For the past decade The New Republic has seen its share of controversies – from support for the Iraq War to its over-the-top support of Israel – now the magazine which was founded in 1914 has a new publisher and editor-in-chief in Facebook co-founder Chris Hughes.
The 28 year-old Hughes is hardly qualified to hold those titles except for the fact that he is filthy rich. But those titles are not exactly working titles so much as what the person who is is bringing in the money is called at the magazine. Hughes won't be editing stories, I would guess, so much as setting the direction for the magazine. Because of this, staffers appear to be genuinely excited by the prospects.
"In the next era of The New Republic," Hughes wrote last night on the magazine's website, "we will aggressively adapt to the newest information technologies without sacrificing our commitment to serious journalism. We will look to tell the most important stories in politics and the arts and provide the type of rigorous analysis that The New Republic has been known for. We will ask pressing questions of our leaders, share groundbreaking new ideas, and shed new light on the state of politics and culture."
"The New Republic has been and will remain a journal of progressive values, but it will above all aim to appeal to independent thinkers on the left and the right who search for fresh ideas and a deeper understanding of the challenges our world faces," Hughes concluded.
According to the New York Times report on the Hughes investment in TNR, Hughes is a big believer in the future of tablet editions, telling the NYT that “five to 10 years from now, if not sooner, the vast majority of The New Republic readers are likely to be reading it on a tablet.”
The introduction of Hughes means that this is the end of the Martin Peretz era at the usually liberal magazine. Although the magazine has long been seen as a player in progressive politics, the magazine's stance on the Iraq War, and its support for hard-right Israeli politics, alienated many readers. As a result, TNR's circulation is only around 50,000, about a third the size of The Nation.
In fact, while The Nation was able to boost its circulation by being a foil to the White House under George Bush, TNR was often seen as supportive of important Bush administration policies, and therefore not an alternative voice. As a result, The Nation's circulation rose to 187,000 in 2006 at the height of anti-war sentiment.
TNR, on the other hand, which had a circulation of 101,651 at the end of the Clinton administration, has seen its readership drop 47 percent during the last decade.

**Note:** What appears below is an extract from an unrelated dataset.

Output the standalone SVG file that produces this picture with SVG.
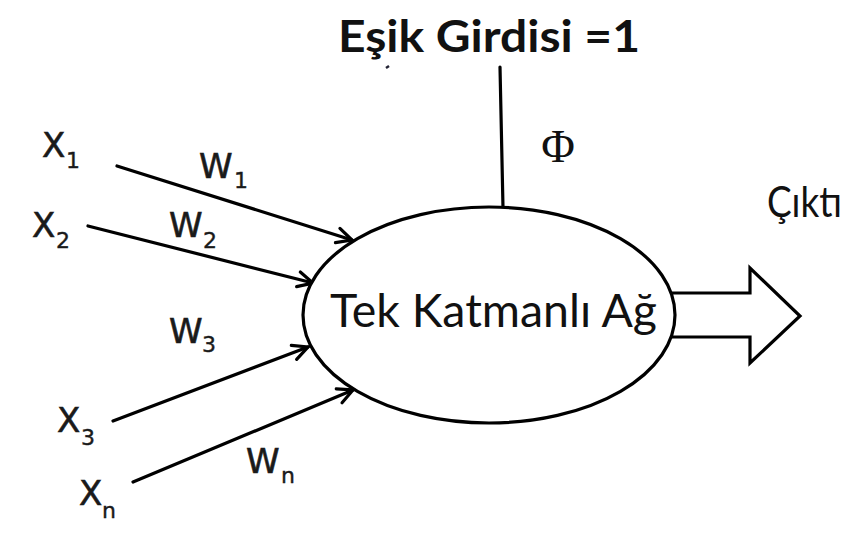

It will be interesting to see if the magazine's tablet strategy does, indeed, change.
Currently, print subscribers are forced to pay again in order to access issues using the iPad app. As a result, reviews inside the App Store are at the two extremes: five-star reviews come from readers happy to toss their print editions away and only read the tablet version, while one-star reviews lament the requirement that as print subscribers they are forced to pay again.